One of the great delights of India was they way it felt familiar, but in a very strange way; or sometimes, strange, but in a very familiar way. In South America, I felt I was in a completely different world; India, somehow, didn't feel nearly as different as I'd expected it to.
Perhaps that was partly due to the widespread use of the English language. But it's not quite the same English as I hear every day in Norfolk or on the BBC. It's English put through a few chemical processes and with some spices added, rolled out, squeezed a few times, and pressed into a new shape.
I found that sometimes conversations would go like this:
- How do I get to the railway station?
- The what?
- Railway station.
- Going to Kochi. Train.
- Ah!!!!!!! REL-WEH!!!!!
Vowels are often flexible. I've seen a Brass Bend, I've eaten sendwiches. Spelling is as joyfully mutable as in the English of Shakespeare's day; often, a word will be spelled three different ways on the same sign.
And words have changed their uses, or sometimes, there is a different word - traffic circles instead of roundabouts. Hotels may or not have rooms - often they are 'food but not lodging hotels' - so it can be safer to ask for a 'lodge', which has nothing to do with Masonry.
My favourite usage has to be 'backside'. In English English, backside is arse, ass, fanny, bum, butt, bottom, fundament, posterior. In Indian English, backside is what it says on the tin; the back side - the other side, the road behind a station for instance, or the back garden entrance to a house. It is somewhat startling the first few times you hear it; even now, it makes me smile.

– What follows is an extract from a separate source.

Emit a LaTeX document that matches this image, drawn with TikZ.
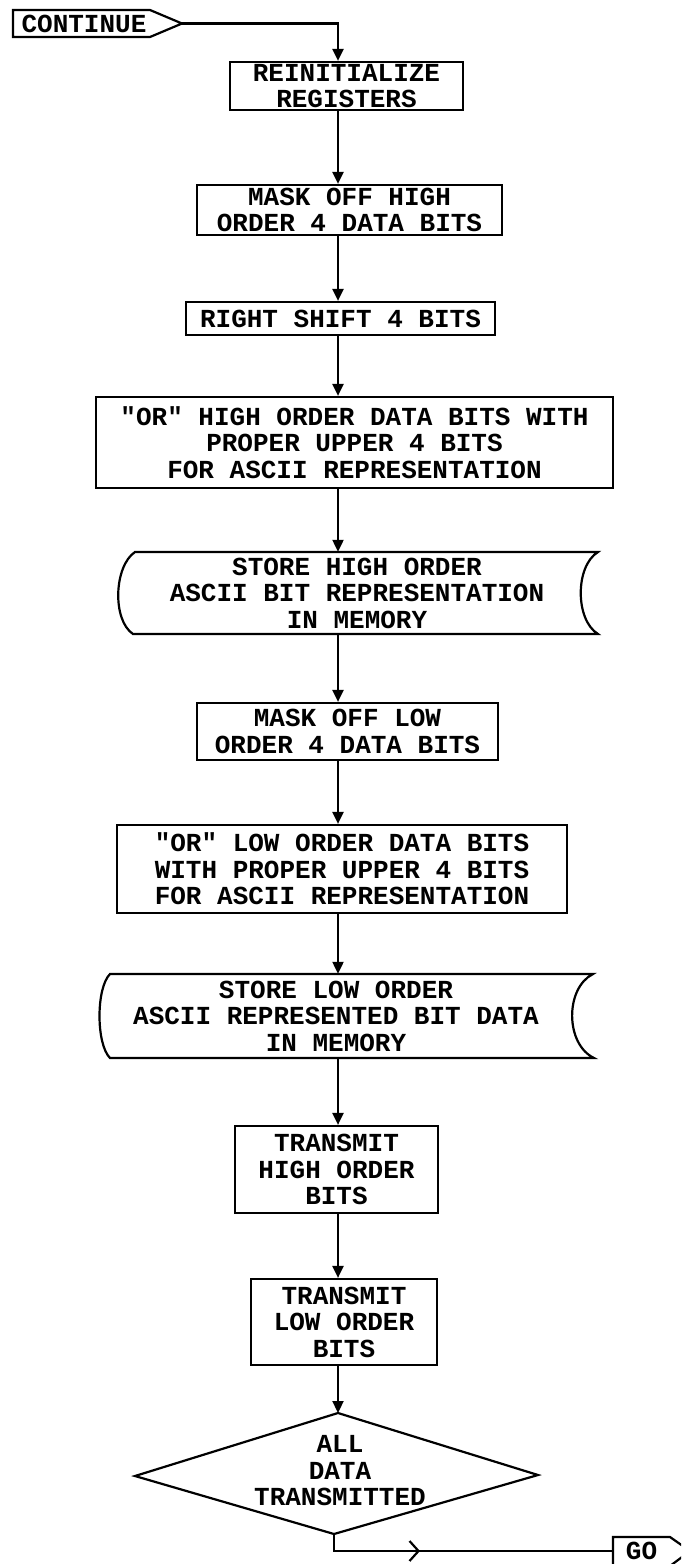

Then there is the (ever) present participle which is dominating the Indian-English language with its particular flavour; the continuous present is almost always used, in fact I'm not sure there is an alternative. I found within a few weeks I'd started using it myself; it gives the language a lilt and a sense of continuing time that the simple present tense of English-English doesn't possess. (Though it would be nice to know whether the tiger is actually eating people, or just does eat people from time to time, before I approach it...)
Journalistic Indian-English is particularly good fun - I was soon addicted to my daily paper, whether Times of India or (great paper) New Indian Express. First you have the extra words - gherao, dharna, neta, goonda, babu, the lakh and crore. (I did have a fleeting vision of Harry Secombe and Spike Milligan escaping to Hyderabad when I read the headline 'Goons hit local supermarket'...)
And then you have the superbly vivid way Indian journalists use the language. No one surrenders; they cave in, crumble, are whacked, smashed, crushed. It took me several weeks to get attuned enough to the language to read the op-ed columns, with their imaginative, slangy, dazzling way of throwing language at the wall to see if it will stick.
Indian English isn't quite the Queen's English. It isn't quite a different language either. But it's definitely alive and kicking.
(A good resource if you want to find out more about Indian English is the excellent list of Indian English words which adequately translates all those I've used in this post.)